What the watchdog checks
I keep the checks simple and explicit:
- public service health endpoints or equivalent minimal URLs
- DNS resolution for important hostnames
- TLS validity and impending certificate expiry
- response-time budget, not just up/down state
This is deliberately narrower than full application monitoring. If I want latency histograms or per-route error rates, Prometheus is the right place. If I want to know whether the service is still reachable from outside the cluster without trusting the cluster to tell me, the watchdog is the right place.
Why I like Telegram for this role
I wanted something easy to receive on a phone, easy to automate, and not dependent on setting up yet another mail or paging system. Telegram is a good fit for that:
- straightforward bot API
- fast delivery
- readable messages on mobile
- low friction for a small operational setup
The important part is not the specific chat platform. The important part is that the alert message explains itself clearly enough that I do not have to mentally reconstruct the system at the moment I receive it.
What makes the alerts useful instead of noisy
The external watchdog helped me reinforce a monitoring principle I already believed: alerts should explain what the failure probably means and what to check first.
A useful alert says something like:
- which public service failed
- how it failed (timeout, DNS failure, bad status, TLS issue)
- what the first operator check should be
That is much better than a generic "service down" message, especially when the point of the watchdog is to be the first signal you receive.
Why I did not replace the in-cluster monitoring
The external watchdog is not a substitute for Prometheus, Grafana, node metrics, or per-service health instrumentation.

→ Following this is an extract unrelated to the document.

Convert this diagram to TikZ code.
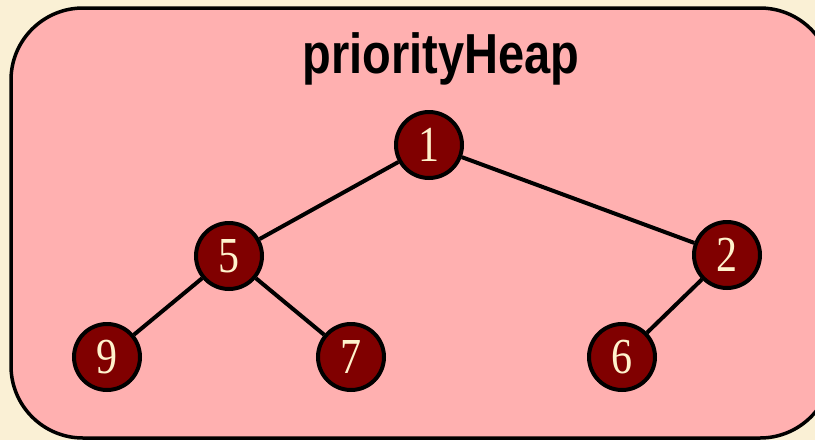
\documentclass[tikz,border=0pt]{standalone}
\usepackage{fontspec}
\usepackage{graphicx}
\usepackage{xcolor}
\usepackage{tikz}
\setmainfont{Liberation Serif}
\newfontfamily\titlefont{Liberation Sans}
\definecolor{cream}{HTML}{FAF0D5}
\definecolor{boxpink}{HTML}{FFB0B0}
\definecolor{heapred}{HTML}{800000}
\definecolor{digitcream}{HTML}{FFF2CC}
\newcommand{\tallfont}[1]{\scalebox{1}[1.2]{#1}}
\tikzset{
  heapnode/.style={circle, draw=black, line width=4pt, fill=heapred,
    minimum size=66pt, inner sep=0pt, text=digitcream,
    font=\fontsize{42}{42}\selectfont},
  heapedge/.style={line width=4pt}
}

\begin{document}
\begin{tikzpicture}[x=1pt,y=1pt]
    \useasboundingbox (0,0) rectangle (815,-440);
    \fill[cream] (0,0) rectangle (815,-440);
    \draw[line width=3.5pt, fill=boxpink, rounded corners=72pt] (11,-8) rectangle (832,-438);
    \node[anchor=base, font=\titlefont\bfseries\fontsize{47}{47}\selectfont] (title) at (441,-73) {\tallfont{priorityHeap}};
    \node[heapnode] (n1) at (429,-145) {\tallfont{1}};
    \node[heapnode] (n5) at (229,-256) {\tallfont{5}};
    \node[heapnode] (n2) at (727,-255) {\tallfont{2}};
    \node[heapnode] (n9) at (107,-357) {\tallfont{9}};
    \node[heapnode] (n7) at (351,-357) {\tallfont{7}};
    \node[heapnode] (n6) at (622,-357) {\tallfont{6}};
    \draw[heapedge] (n1) -- (n5);
    \draw[heapedge] (n1) -- (n2);
    \draw[heapedge] (n5) -- (n9);
    \draw[heapedge] (n5) -- (n7);
    \draw[heapedge] (n2) -- (n6);
  \end{tikzpicture}
\end{document}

It is a complement.
Prometheus answers questions like:
- which node is filling up?
- which pod restarted?
- did the request rate collapse gradually or instantly?
- is this a localized workload issue or a broader cluster issue?

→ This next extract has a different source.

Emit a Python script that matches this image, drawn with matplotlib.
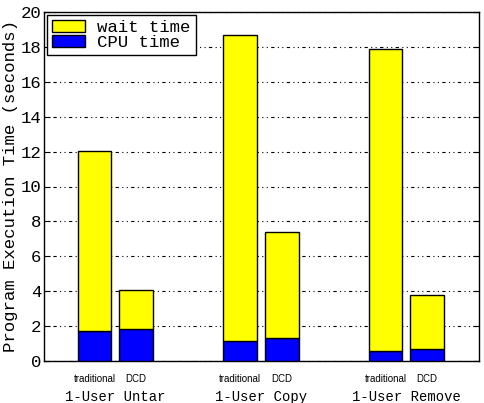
import numpy as np
import matplotlib.pyplot as plt

groups = ["1-User Untar", "1-User Copy", "1-User Remove"]
methods = ["traditional", "DCD"]
# total execution time and CPU part, per group: [traditional, DCD]
total_time = [[12.05, 4.05], [18.68, 7.39], [17.88, 3.76]]
cpu_time = [[1.72, 1.86], [1.15, 1.30], [0.57, 0.67]]

mono = "Liberation Mono"

fig = plt.figure(figsize=(4.84, 4.03), dpi=100)
ax = fig.add_axes([44 / 484, 1 - 361 / 403, 435 / 484, 349 / 403])

x = np.arange(len(groups))
width = 0.233
offset = 0.143
for k in range(len(methods)):
    tot = np.array([t[k] for t in total_time])
    cpu = np.array([c[k] for c in cpu_time])
    xs = x + (2 * k - 1) * offset
    ax.bar(xs, cpu, width, color="blue", edgecolor="black", linewidth=1,
           label="CPU time" if k == 0 else None, zorder=3)
    ax.bar(xs, tot - cpu, width, bottom=cpu, color="yellow", edgecolor="black",
           linewidth=1, label="wait time" if k == 0 else None, zorder=3)
    for xi in xs:
        ax.text(xi, -1.05, methods[k], ha="center", va="center",
                fontsize=7, family="Liberation Sans")

for i, g in enumerate(groups):
    ax.text(x[i], -2.05, g, ha="center", va="center", fontsize=10, family=mono)

ax.set_xlim(-0.49, 2.5)
ax.set_ylim(0, 20)
ax.set_xticks([])
ax.set_yticks(np.arange(0, 21, 2))
ax.set_yticklabels([str(v) for v in range(0, 21, 2)], family=mono, fontsize=12.5)
ax.tick_params(axis="y", direction="in", length=4, right=True, pad=2)
ax.yaxis.grid(True, color="black", linestyle=(0, (1, 3, 1, 3, 3, 3)), linewidth=0.8)
ax.set_axisbelow(True)
for s in ax.spines.values():
    s.set_linewidth(1)

ax.set_ylabel("Program Execution Time (seconds)", family=mono, fontsize=12.5, labelpad=2)

handles, labels = ax.get_legend_handles_labels()
leg = ax.legend(handles[::-1], labels[::-1], loc="upper left", prop={"family": mono, "size": 12.5},
                fancybox=False, edgecolor="black", framealpha=1, borderpad=0.3,
                labelspacing=0.0, handlelength=1.9, handleheight=0.7,
                handletextpad=0.7, borderaxespad=0.15)
leg.get_frame().set_linewidth(1)

fig.savefig("out.png", dpi=100)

The watchdog answers a much simpler question:
- if I were outside the cluster right now, would the service look alive?
That division of labor is exactly why the pairing works.
The real value during incidents
The biggest benefit is not prettier monitoring architecture. It is incident classification.
When the external watchdog reports a failure and the internal cluster metrics are also sick, I know I am dealing with something broad.
When the external watchdog reports a failure but the internal metrics still look normal, I immediately suspect:
- DNS
- ingress
- certificate
- external routing
- origin reachability from outside the cluster
That narrows the response path quickly.
Likewise, if the cluster starts alerting that the external watchdog heartbeat has stopped, I know the monitoring blind spot may have moved to the watchdog side rather than the service side.
What I would recommend to small-cluster operators
If you self-manage a small production cluster, my recommendation is not "build a second observability platform." It is "give yourself one independent external truth source."
The minimum useful version can be very small:
- a handful of critical URL checks
- explicit timeouts
- one alert channel
- one heartbeat back into the cluster
That is enough to cover a whole class of failures that purely internal monitoring does not see clearly.
Final thought
The reason I like an external watchdog is not that it is sophisticated. It is that it is independent.
Operationally, independence is what gives the signal value. A cluster that says "I am healthy" is useful information. A cluster that is independently reachable from the outside is better information. When both views agree, I trust them more. When they disagree, I know where to investigate next.
That is the real job of the watchdog: not to replace the internal monitoring stack, but to stop it from being the only voice in the room.